I’VE seen the light.

Darkness is cool. Gloom rules.

One day recently I walked around the house noting which lightbulbs had blown and were in need of replacement.

It took me a good half hour to do the job. I took it so seriously I armed myself with a scrap piece of paper and pen. It might not seem like a big job to you, but believe me, this took some organising.

The previous homeowner had a lighting fetish. Not content with having one bulb per fitting, he had installed these many-headed beasts that consume three or four at once.

Walk into a room and you’re confronted by a veritable Medusa of glowing filaments.

Which is all well and good when each bulb works. But they have a habit of going pop. And not all at once.

One will fizzle out within a few days while others glow until they’re ready for a telegram from the Queen.

I realised things were reaching crisis point when I had to light candles in the kitchen just to cook the family’s spag bol.

I should explain the kitchen is the room where the previous owner’s lighting-mania reached its fullest expression.

There are countless spotlights, concealed lights under the wall cupboards and another under the cooker hood. Some days it’s like working on an airport runway.

But on this particular day there were only two bulbs left straining their little filaments to squeeze out the last drops of illumination.

It was time to do something.

It had been a while since I’d done a full inventory of our lights and the bulb drawer was bare.
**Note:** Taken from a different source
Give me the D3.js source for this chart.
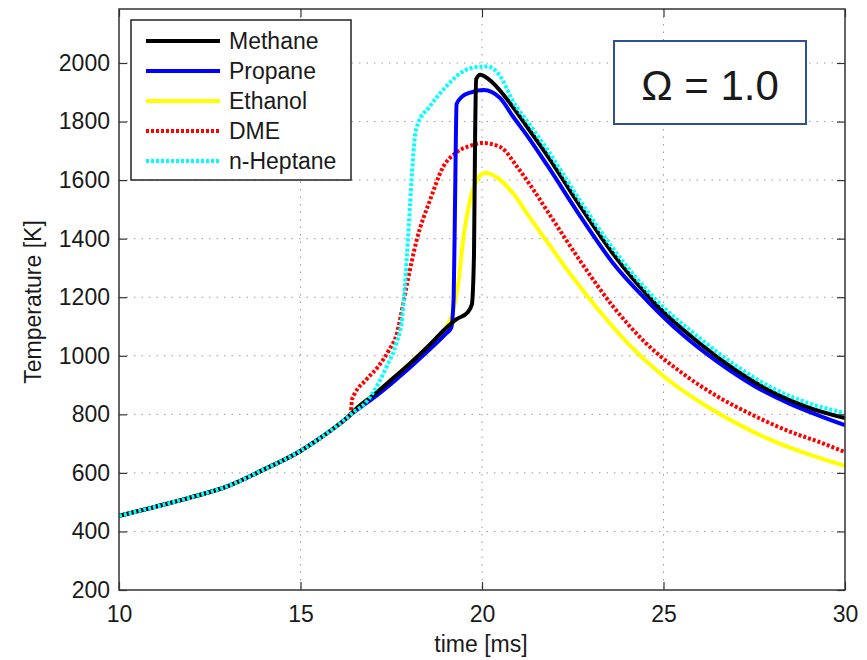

I took out a sample bulb from each light and made a note of style, wattage and fitting. I calculated how many I would need to restore our home to a safe level of illumination.
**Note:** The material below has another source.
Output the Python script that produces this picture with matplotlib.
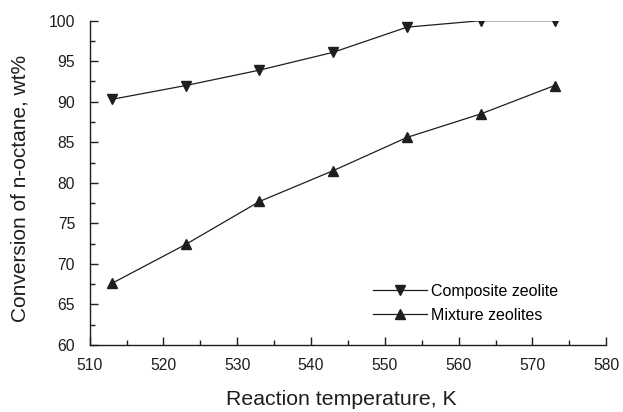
import matplotlib
matplotlib.use("Agg")
import matplotlib.pyplot as plt
from matplotlib.ticker import MultipleLocator

plt.rcParams['font.family'] = ['Liberation Sans', 'DejaVu Sans']

# datos
temperature = [513, 523, 533, 543, 553, 563, 573]
composite = [90.3, 92.0, 93.9, 96.1, 99.2, 100.0, 100.0]
mixture = [67.6, 72.4, 77.7, 81.5, 85.6, 88.5, 92.0]

labels = ["Composite zeolite", "Mixture zeolites"]
col = "#1e1e1e"

fig = plt.figure(figsize=(6.23, 4.12), dpi=100)
ax = fig.add_axes([0.144, 0.1626, 0.829, 0.7872])

ax.plot(temperature, composite, color=col, lw=0.9, marker='v', ms=7.5,
        label=labels[0])
ax.plot(temperature, mixture, color=col, lw=0.9, marker='^', ms=7.5,
        label=labels[1])

ax.set_xlim(510, 580)
ax.set_ylim(60, 100)
ax.xaxis.set_major_locator(MultipleLocator(10))
ax.xaxis.set_minor_locator(MultipleLocator(5))
ax.yaxis.set_major_locator(MultipleLocator(5))
ax.yaxis.set_minor_locator(MultipleLocator(2.5))

for s in ['top', 'right']:
    ax.spines[s].set_visible(False)
for s in ['left', 'bottom']:
    ax.spines[s].set_linewidth(1.0)
    ax.spines[s].set_color(col)

ax.tick_params(which='major', direction='in', length=6, width=1.0,
               labelsize=11.3, colors=col)
ax.tick_params(axis='y', which='major', pad=10.5)
ax.tick_params(axis='x', which='major', pad=9.5)
ax.tick_params(which='minor', direction='in', length=3.5, width=1.0, colors=col)

ax.set_xlabel("Reaction temperature, K", fontsize=15.3, color=col)
ax.set_ylabel("Conversion of n-octane, wt%", fontsize=15.0, color=col)
ax.xaxis.set_label_coords(0.487, -0.139)
ax.yaxis.set_label_coords(-0.117, 0.484)

ax.legend(loc='upper left', bbox_to_anchor=(0.5364, 0.208), frameon=False,
          fontsize=11.5, handlelength=3.4, handletextpad=0.25,
          labelspacing=0.55, borderaxespad=0)

fig.savefig("out.png", dpi=100)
Inventory in hand, I went to Homebase and spent a small fortune. I returned with my glass globes, enough to illuminate Blackpool.

Another half an hour was spent replenishing the light fittings. I sat down with a cuppa to admire my handiwork, enjoying the magic trick of making darkness vanish at the flick of a switch.

I thought that would be it for a few months, perhaps a year. But within days the bulbs I hadn’t replaced started popping.

I give up.

I could spend a good portion of my life walking around the house, policing technology, decor and the garden, intervening, putting things right, anticipating malfunctions.

I would never sleep, never eat, never speak to my family.

It could quite easily become an obsession.

But now I’ve seen the light.

I’m just going to lie here and enjoy the darkness.